I tried to do this by putting $x^6=u$, but couldn't solve it. Please help me out.

Answer 1

Put $u = x^4$. Then $du = 4x^3 dx$ so $x^7 dx= \frac{1}{4} u \,du$ so the integral becomes $$\int \frac{x^7}{x^{12} -1 } dx = \frac 1 4 \int \frac{u}{u^3-1} du = \frac 1 4 \int \frac{u}{(u-1)(u^2+u+1)} du.$$ Now you can use partial fractions.

Answer 2

If you really have no idea what you're doing, here's an idea. We want the denominator gone, so we let $u= x^{12}-1 \implies du=12x^{11}dx$
$$\int\frac{x^7}{x^{12}-1}dx =\frac{1}{12}\int\frac{x^7}{x^{11}u}du = \frac{1}{12}\int\frac{1}{x^{4}u}du$$
We now note that our definition above gives $x^4 = (u+1)^{1/3}$ $$\frac{1}{12}\int\frac{1}{u(u+1)^{1/3}}du$$ Let $v= u+1$ $$\frac{1}{12}\int\frac{1}{(u-1)u^{1/3}}dv = 12\int\frac{1}{u^{4/3}-u^{1/3}}dv$$
Let $p=v^{1/3} \implies 3p^2\,dp = dv$ $$\frac{1}{4}\int\frac{p^2}{p^4-p}dp = \frac{1}{4}\int\frac{p}{p^3-1}dp$$
Now we can solve through partial fractions.
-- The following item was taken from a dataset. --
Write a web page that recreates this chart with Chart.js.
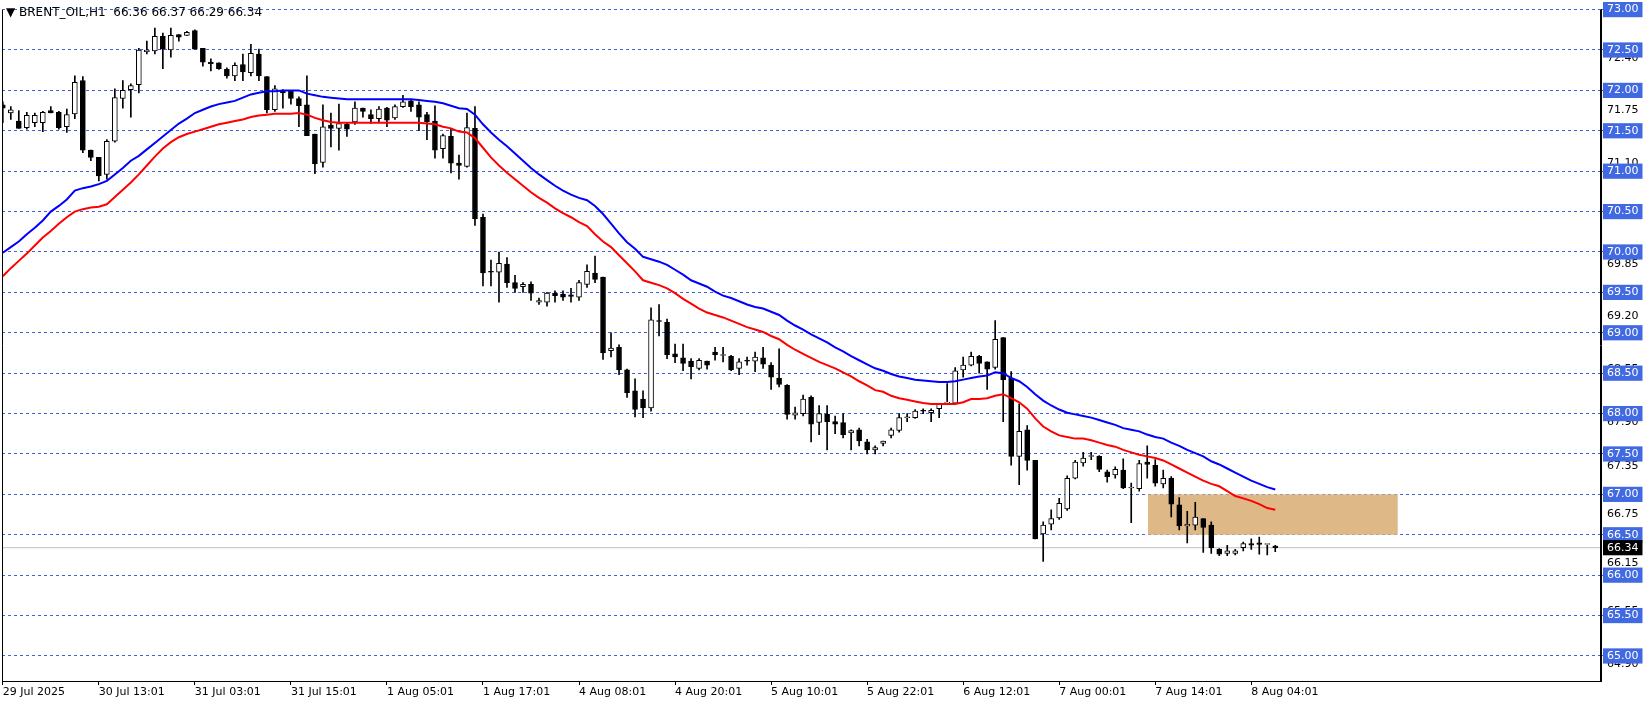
<!DOCTYPE html>
<html><head><meta charset="utf-8">
<script src="https://cdn.jsdelivr.net/npm/chart.js@4/dist/chart.umd.min.js"></script>
<style>
html,body{margin:0;padding:0;background:#fff;}
#wrap{position:relative;width:1651px;height:705px;}
#hdr{position:absolute;left:6px;top:5px;font:12px "DejaVu Sans",sans-serif;color:#000;white-space:pre;}
</style></head><body>
<div id="wrap"><canvas id="c" width="1651" height="705"></canvas>
<div id="hdr">▼ BRENT_OIL,H1  66.36 66.37 66.29 66.34</div></div>
<script>
const opens=[71.82,71.72,71.62,71.54,71.60,71.60,71.75,71.73,71.55,71.71,72.12,71.26,71.17,70.96,71.37,71.90,72.01,72.07,72.48,72.49,72.67,72.50,72.69,72.68,72.74,72.52,72.35,72.34,72.26,72.18,72.32,72.22,72.45,72.17,71.76,72.00,72.00,71.90,71.82,71.46,71.11,71.57,71.53,71.58,71.61,71.78,71.70,71.65,71.78,71.66,71.80,71.87,71.82,71.70,71.62,71.28,71.43,71.10,71.06,71.53,70.43,69.76,69.75,69.85,69.62,69.57,69.60,69.38,69.38,69.49,69.48,69.47,69.44,69.60,69.74,69.69,68.78,68.82,68.54,68.28,68.18,68.07,69.15,69.13,68.74,68.69,68.65,68.56,68.65,68.76,68.72,68.71,68.56,68.66,68.65,68.69,68.60,68.44,68.35,67.98,68.00,68.20,67.89,67.99,67.90,67.89,67.76,67.80,67.65,67.55,67.63,67.73,67.79,67.95,67.95,68.04,68.01,68.06,68.13,68.13,68.54,68.60,68.71,68.64,68.57,68.94,68.44,67.47,67.80,67.42,66.51,66.63,66.71,66.82,67.20,67.39,67.47,67.47,67.28,67.24,67.30,67.08,67.07,67.40,67.36,67.13,67.20,66.87,66.61,66.62,66.70,66.62,66.32,66.27,66.27,66.34,66.39,66.40,66.38,66.36];
const highs=[71.86,71.80,71.75,71.73,71.72,71.74,71.80,71.74,71.77,72.18,72.17,71.26,71.17,71.39,72.02,72.12,72.08,72.52,72.61,72.77,72.71,72.77,72.69,72.73,72.75,72.52,72.39,72.34,72.28,72.34,72.45,72.57,72.51,72.17,72.06,72.01,72.00,71.92,72.18,71.46,71.82,71.72,71.83,71.60,71.86,71.78,71.76,71.80,71.79,71.82,71.94,71.89,71.86,71.73,71.81,71.46,71.52,71.20,71.72,71.80,70.47,69.90,70.00,69.93,69.71,69.62,69.63,69.43,69.50,69.52,69.52,69.55,69.65,69.84,69.95,69.69,69.00,68.85,68.55,68.43,68.28,69.31,69.35,69.17,68.86,68.86,68.68,68.68,68.65,68.82,68.82,68.72,68.68,68.70,68.76,68.82,68.63,68.80,68.36,68.08,68.23,68.22,68.10,68.10,67.97,68.00,67.80,67.82,67.68,67.60,67.66,67.82,68.00,68.00,68.05,68.06,68.06,68.12,68.37,68.57,68.70,68.76,68.72,68.64,69.15,68.94,68.52,68.12,67.85,67.42,66.66,66.81,66.95,67.23,67.42,67.52,67.52,67.48,67.30,67.34,67.44,67.14,67.42,67.60,67.43,67.30,67.22,66.96,66.79,66.90,66.70,66.66,66.33,66.37,66.32,66.41,66.45,66.47,66.38,66.37];
const lows=[71.60,71.64,71.53,71.52,71.55,71.49,71.72,71.52,71.48,71.65,71.23,71.13,70.88,70.90,71.36,71.78,71.67,71.97,72.45,72.45,72.27,72.41,72.61,72.68,72.51,72.30,72.24,72.26,72.15,72.12,72.12,72.18,72.12,71.72,71.74,71.78,71.83,71.55,71.44,70.97,71.05,71.30,71.26,71.43,71.58,71.67,71.59,71.60,71.55,71.64,71.79,71.74,71.50,71.39,71.16,71.16,70.98,70.90,71.05,70.33,69.58,69.58,69.38,69.56,69.50,69.50,69.40,69.35,69.33,69.38,69.40,69.38,69.40,69.56,69.62,68.67,68.70,68.48,68.20,67.96,67.95,68.03,68.96,68.68,68.63,68.53,68.43,68.54,68.55,68.66,68.64,68.53,68.48,68.60,68.52,68.56,68.30,68.33,67.93,67.93,67.97,67.65,67.74,67.55,67.75,67.70,67.55,67.60,67.50,67.50,67.60,67.70,67.77,67.90,67.94,68.00,67.90,67.95,68.12,68.12,68.45,68.59,68.50,68.30,68.55,67.90,67.36,67.12,67.30,66.45,66.17,66.56,66.69,66.80,67.19,67.35,67.43,67.28,67.15,67.20,67.07,66.65,67.04,67.20,67.10,67.08,66.72,66.56,66.40,66.56,66.28,66.27,66.24,66.24,66.25,66.30,66.32,66.26,66.25,66.29];
const closes=[71.78,71.76,71.53,71.69,71.69,71.73,71.72,71.54,71.70,72.10,71.26,71.17,70.94,71.37,71.91,72.00,72.06,72.50,72.50,72.67,72.51,72.68,72.66,72.72,72.51,72.35,72.33,72.27,72.18,72.31,72.23,72.46,72.18,71.76,72.02,71.97,71.90,71.81,71.44,71.09,71.55,71.53,71.59,71.52,71.78,71.74,71.65,71.77,71.63,71.80,71.86,71.80,71.67,71.61,71.26,71.44,71.10,71.07,71.54,70.41,69.74,69.75,69.86,69.62,69.55,69.60,69.49,69.40,69.49,69.46,69.44,69.45,69.62,69.76,69.66,68.75,68.81,68.54,68.26,68.05,68.07,69.16,69.14,68.73,68.70,68.62,68.58,68.66,68.60,68.73,68.72,68.54,68.64,68.65,68.70,68.61,68.45,68.36,67.99,68.01,68.18,67.87,68.00,67.90,67.87,67.74,67.79,67.66,67.55,67.58,67.66,67.80,67.95,67.96,68.03,68.03,68.04,68.12,68.14,68.53,68.60,68.71,68.62,68.55,68.92,68.42,67.47,67.78,67.42,66.45,66.62,66.70,66.89,67.20,67.40,67.45,67.48,67.31,67.22,67.31,67.08,67.09,67.38,67.37,67.14,67.20,66.88,66.61,66.63,66.72,66.59,66.34,66.26,66.30,66.30,66.39,66.37,66.38,66.39,66.34];
const emaBlue=[69.99,70.06,70.13,70.22,70.30,70.39,70.50,70.57,70.65,70.76,70.79,70.81,70.84,70.88,70.96,71.04,71.13,71.19,71.27,71.35,71.43,71.51,71.59,71.65,71.72,71.76,71.80,71.83,71.85,71.87,71.91,71.95,71.97,71.99,71.99,72.00,72.00,72.00,71.96,71.94,71.92,71.91,71.90,71.89,71.89,71.89,71.89,71.89,71.89,71.89,71.89,71.89,71.88,71.87,71.86,71.84,71.81,71.78,71.77,71.70,71.58,71.48,71.39,71.31,71.22,71.13,71.04,70.96,70.89,70.82,70.76,70.71,70.67,70.64,70.57,70.47,70.35,70.23,70.12,70.04,69.94,69.91,69.88,69.84,69.78,69.72,69.65,69.61,69.57,69.51,69.46,69.43,69.39,69.35,69.32,69.30,69.26,69.22,69.15,69.09,69.04,68.98,68.93,68.88,68.82,68.77,68.71,68.66,68.61,68.56,68.53,68.49,68.46,68.44,68.42,68.41,68.40,68.39,68.39,68.40,68.42,68.44,68.46,68.47,68.51,68.50,68.44,68.40,68.33,68.24,68.16,68.10,68.05,68.01,67.99,67.97,67.95,67.92,67.89,67.86,67.82,67.80,67.78,67.74,67.71,67.69,67.64,67.60,67.55,67.51,67.47,67.41,67.37,67.32,67.27,67.22,67.17,67.13,67.09,67.06];
const emaRed=[69.70,69.80,69.89,69.98,70.08,70.18,70.26,70.35,70.43,70.50,70.53,70.55,70.56,70.59,70.68,70.77,70.86,70.96,71.07,71.18,71.28,71.36,71.42,71.46,71.49,71.52,71.55,71.58,71.60,71.62,71.64,71.67,71.69,71.70,71.71,71.71,71.71,71.72,71.70,71.66,71.63,71.61,71.60,71.60,71.60,71.60,71.60,71.60,71.60,71.60,71.60,71.60,71.60,71.59,71.58,71.55,71.53,71.49,71.48,71.41,71.29,71.17,71.07,70.98,70.90,70.82,70.74,70.67,70.61,70.54,70.48,70.43,70.37,70.32,70.22,70.13,70.06,69.96,69.86,69.76,69.65,69.62,69.59,69.55,69.49,69.42,69.36,69.30,69.25,69.22,69.19,69.15,69.11,69.07,69.04,69.01,68.96,68.92,68.85,68.79,68.74,68.69,68.64,68.60,68.56,68.51,68.46,68.40,68.35,68.29,68.27,68.22,68.19,68.17,68.15,68.13,68.12,68.12,68.12,68.12,68.14,68.18,68.18,68.19,68.22,68.24,68.19,68.14,68.06,67.94,67.84,67.78,67.73,67.71,67.69,67.69,67.67,67.64,67.61,67.59,67.55,67.52,67.49,67.47,67.45,67.42,67.37,67.32,67.27,67.22,67.17,67.13,67.10,67.04,66.98,66.95,66.92,66.88,66.83,66.81];
const timeTickIdx=[0,12,24,36,48,60,72,84,96,108,120,132,144,156];
const timeLabels=["29 Jul 2025","30 Jul 13:01","31 Jul 03:01","31 Jul 15:01","1 Aug 05:01","1 Aug 17:01","4 Aug 08:01","4 Aug 20:01","5 Aug 10:01","5 Aug 22:01","6 Aug 12:01","7 Aug 00:01","7 Aug 14:01","8 Aug 04:01"];
const minorPriceTicks=[72.40,71.75,71.10,69.85,69.20,68.55,67.90,67.35,66.75,66.15,65.55,64.90];
const gridPriceTicks=[73.0,72.5,72.0,71.5,71.0,70.5,70.0,69.5,69.0,68.5,68.0,67.5,67.0,66.5,66.0,65.5,65.0];
const lastPrice=66.34;
const zoneX=[143.1,174.3], zoneY=[66.5,67.0];

const idx=opens.map((_,i)=>i);
const wickData=idx.map(i=>({x:i,y:[lows[i],highs[i]]}));
const bodyData=idx.map(i=>{let a=opens[i],b=closes[i];if(Math.abs(a-b)<0.005)b=a+0.01;return {x:i,y:[a,b]};});
const bodyFill=idx.map(i=>closes[i]>=opens[i]?'#ffffff':'#000000');
const blueData=idx.map(i=>({x:i,y:emaBlue[i]}));
const redData=idx.map(i=>({x:i,y:emaRed[i]}));
const allY=[...minorPriceTicks,...gridPriceTicks,lastPrice];
const isGrid=v=>gridPriceTicks.some(g=>Math.abs(g-v)<1e-6);
const isLast=v=>Math.abs(v-lastPrice)<1e-6;
const FONT={family:'"DejaVu Sans", sans-serif',size:11};

const zonePlugin={id:'zone',beforeDatasetsDraw(ch){const x=ch.scales.x,y=ch.scales.y,c=ch.ctx;
 const x0=x.getPixelForValue(zoneX[0]),x1=x.getPixelForValue(zoneX[1]),y0=y.getPixelForValue(zoneY[1]),y1=y.getPixelForValue(zoneY[0]);
 c.save();c.fillStyle='#deb887';c.fillRect(x0,y0,x1-x0,y1-y0);c.restore();}};
const borderPlugin={id:'bord',afterDraw(ch){const a=ch.chartArea,c=ch.ctx;c.save();c.strokeStyle='#000';c.lineWidth=1;
 const l=Math.round(a.left)+0.5,r=Math.round(a.right)-0.5,t=Math.round(a.top),b=Math.round(a.bottom)+0.5;
 c.beginPath();c.moveTo(l,t);c.lineTo(l,b);c.lineTo(r,b);c.lineTo(r,t);c.stroke();c.restore();}};

new Chart(document.getElementById('c'),{
 type:'bar',
 data:{datasets:[
  {type:'line',data:blueData,borderColor:'#0000ff',borderWidth:2,pointRadius:0,order:0,tension:0},
  {type:'line',data:redData,borderColor:'#ff0000',borderWidth:2,pointRadius:0,order:0,tension:0},
  {type:'line',data:[{x:-1,y:lastPrice},{x:205,y:lastPrice}],borderColor:'#c0c0c0',borderWidth:1,pointRadius:0,order:5},
  {data:bodyData,backgroundColor:bodyFill,borderColor:'#000',borderWidth:1,borderSkipped:false,barThickness:5,grouped:false,order:1},
  {data:wickData,backgroundColor:'#000',borderWidth:0,barThickness:1,grouped:false,order:2}
 ]},
 options:{
  responsive:false,animation:false,
  layout:{padding:{left:2,top:3,right:0,bottom:0}},
  plugins:{legend:{display:false},tooltip:{enabled:false}},
  scales:{
   x:{type:'linear',min:-0.1,max:199.7,offset:false,
    grid:{drawOnChartArea:false,offset:false,color:'#000',tickLength:4},
    border:{color:'#000'},
    afterBuildTicks(s){s.ticks=timeTickIdx.map(v=>({value:v}));},
    afterFit(s){s.height=24;},
    ticks:{autoSkip:false,maxRotation:0,align:'start',color:'#000',font:FONT,padding:1,
      callback(v){const k=timeTickIdx.indexOf(v);return k>=0?timeLabels[k]:'';}}},
   y:{position:'right',min:64.69,max:73.0,
    afterBuildTicks(s){s.ticks=allY.map(v=>({value:v}));},
    afterFit(s){s.width=50;},
    border:{color:'#000',dash:[3,3]},
    grid:{color(c){const v=c.tick&&c.tick.value;return (v!==undefined&&isGrid(v))?'#3d63dd':'rgba(0,0,0,0)';},tickLength:3,lineWidth:1},
    ticks:{font:FONT,padding:3,showLabelBackdrop:true,backdropPadding:{left:4,right:4,top:1,bottom:1},
     color(c){const v=c.tick.value;return (isGrid(v)||isLast(v))?'#ffffff':'#000000';},
     backdropColor(c){const v=c.tick.value;return isGrid(v)?'#4169e1':(isLast(v)?'#000000':'rgba(0,0,0,0)');},
     callback(v){return Number(v).toFixed(2);}}}
  }
 },
 plugins:[zonePlugin,borderPlugin]
});
</script></body></html>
Of course, this is WAY harder than just using the substitution $u=x^4$, but can be useful if you can't think of a good substitution. Back when I was taking early Calculus classes I would often get stressed during tests and miss easy substitutions; however, when I got stressed I just went through a process like this where I just substitute over and over again until I get something I know how to work with. Many will disagree, but I find this to be a practical thing!